Sunday, October 5, 2008

Week 2

Yes, I am the slacker. It should surprise no one. It should also surprise no one that it does not at all reflect the environment or structure of the class. Really, I swear it doesn't. And to prove it here is a summary of all the work Tom and I have done.

So Tom and I were given two classes to teach once a week. Both classes are 8th graders who are do it in lieu of their language arts class on Mondays (as a side not, what is with all the frivolous names given to English classes in this day and age). The first class is 11 students that are enrolled in the Ingenuity track of Roland Park Middle School. Apparently there are 3 distinct tracks that Roland Park kids get placed on in middle school. The Ingenuity track is a track that the kids have to test into in order to take advanced math and science classes. They are the cream of the crop and they all end up going to Baltimore Polytech or whatever the good magnet school is called and they go on to good colleges and obtain employment as doctors and lawyers and all the other society building good Samaritan vocations that Tom and I will never hold. The second class is full of the more remedial kids. There are only 8 of them so there are less to handle but they have not been exposed to a lot of the stuff Tom and I have been trying to teach.

The structure Tom and I have been imposing on the class is as follows. We are spending the first 5 weeks on poetry where Tom is taking the reigns, and then the last 5 weeks are for fiction where I will be taking over. Each class we start with workshopping what their assignment was the week before. Then we lecture for a little. Then we discuss the reading they were assigned in terms of the lecture information we have given them and then at the end we try to do some more writing and give them their reading and assignments for the next week. Our goal is to have them do a small amount of reading and a small amount of writing each week while also trying to provide them with concrete information in class time that they can use for their own work.

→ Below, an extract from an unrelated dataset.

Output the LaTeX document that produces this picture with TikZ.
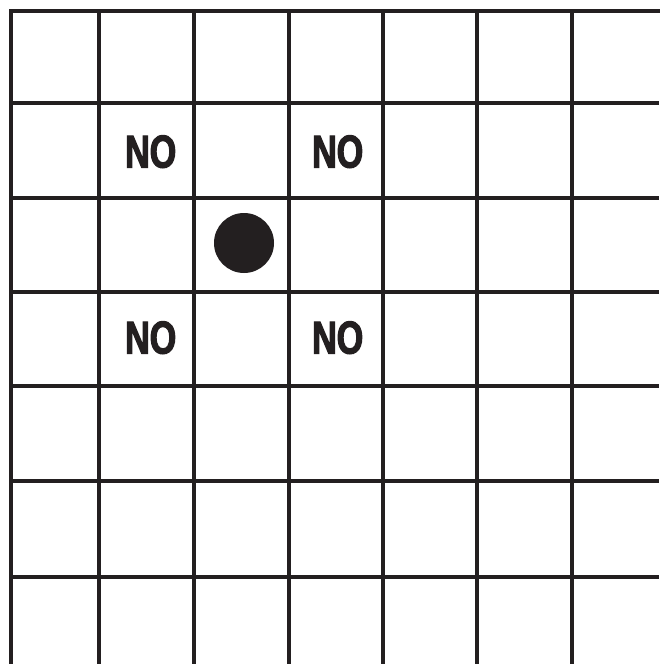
\documentclass[tikz,border=0pt]{standalone}
\usepackage{fontspec}
\newfontfamily\nofont[FakeStretch=0.74,FakeBold=2.5]{Liberation Sans Bold}
\definecolor{ink}{HTML}{231F20}
\begin{document}
\begin{tikzpicture}[x=1pt,y=-1pt,
  gridline/.style={draw=ink,line width=4.6pt},
  nolabel/.style={inner sep=0pt,text=ink,font=\nofont\fontsize{46}{46}\selectfont,text height=33pt,text depth=0pt},
  stone/.style={circle,fill=ink,minimum size=60pt,inner sep=0pt}]
\useasboundingbox (0,0) rectangle (659,664);
\fill[white] (0,0) rectangle (659,664);
% outer top and left edges
\draw[gridline,line join=miter,line cap=rect] (11,664) -- (11,11) -- (659,11);
% vertical lines
\foreach \x in {99,194,289,383,477,572}
  \draw[gridline] (\x,11) -- (\x,664);
% horizontal lines
\foreach \y in {103,198,292,386,481,577}
  \draw[gridline] (11,\y) -- (659,\y);
\node[stone] (st) at (244,243) {};
\node[nolabel] (n1) at (150.7,151) {NO};
\node[nolabel] (n2) at (337.7,151) {NO};
\node[nolabel] (n3) at (150.7,337) {NO};
\node[nolabel] (n4) at (337.7,337) {NO};
\end{tikzpicture}
\end{document}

The first class we explained Haikus, read some examples and then had them write their own. We assigned them two Robert Frost poems to read (After Apple Picking and Stopping By Woods on a Snowy Eve). The second class we workshopped their own haikus and then did a small lecture on meter and rhyme. It was good because none of the kids had read Frost and they seemed to enjoy it (albeit to varying degrees). We assigned them two Shakesperean sonnets and asked that they write 4 iambic pentameter lines and that they scan their own lines for correctness (i.e. illustrate the stresses and divide the feet). We will see if they actually partake in this or if they finally develop the courage to blow us off.

The advanced class that we teach is great. They are like little college kids. They sit around quietly when we lecture and generally humor us in all our ridiculousness. They raise their hands when they want to talk and they are getting over the shyness of reading their own work. Also, there is this really quiet girl who sits in the back who is a poetry all star. The Haiku's she wrote were amazing and she seems to know everything we teach her. She is really reluctant to participate however, as it seems that she gets made fun of in class. We learned this in the first class when she said her favorite books were on necromania and once I stupidly explained what this was to the class (I told them it was books about zombies) they flipped and we had to lecture about class respect. Tom and I have been trying to get her engaged, and hopefully she will come out of her shell once we get to the serious writing. Tomorrow we are going to talk about sonnet structure and have them write their own, and assign them some free verse and prose poetry to read in order get a few more styles in.

The second class is a little more difficult for us. They have a much shorter attention span for our lectures so we try to fill more of the time with workshopping and writing in class. The problem is that only 2 or 3 regularly do their work so we don't have anything to workshop. We have been flirting with introducing some positive reinforcement to get them to do work (like candy, the great equalizer) but we are going to decide after we see how many did the writing for tomorrow. They don't do the reading as much as the first class, but they aren't nearly as shy. They fight to read out loud and to read their own writing out loud. The enthusiasm is there, just not the discipline. We are also going to try to bring in more poetry to read in class because that really really gets them excited. The struggle is keeping them engaged and we are flirting with the idea of changing the subject matter with them, but neither of us like the idea of teaching down to them because they definitely understand what we are saying, they just don't really care about it.

All in all it has been a blast so far. No disciplinary problems and we are getting better at keeping their attention each week. Everyone seems to enjoy it and they have a great creative spirit where they feel free to write about anything and everything, no matter how crazy. My only hope is that they don't get it beaten out of them by the time they finish high school like I did. I remember my first foray into creative writing was in 9th grade where I wrote an opus about a kid who gets stranded in Antarctica and when I turned it in, the teacher said, "Aidan, the number one rule of writing is to write what you know." I vowed to these kids on the first day I would never say anything like that to them because in my opinion that makes for insanely boring writing, as evidenced by the number of teenage love stories that I read for workshop, and it has been great so far. One kid wrote a Haiku set about a sinking ship, one kid wrote about playing football, one girl wrote about dating Obama. It's great to see that creative energy that hasn't gotten coopted by talk of 'realism' and 'veracity.' It's been very encouraging and hopefully the rest of the semester goes as well as it has so far.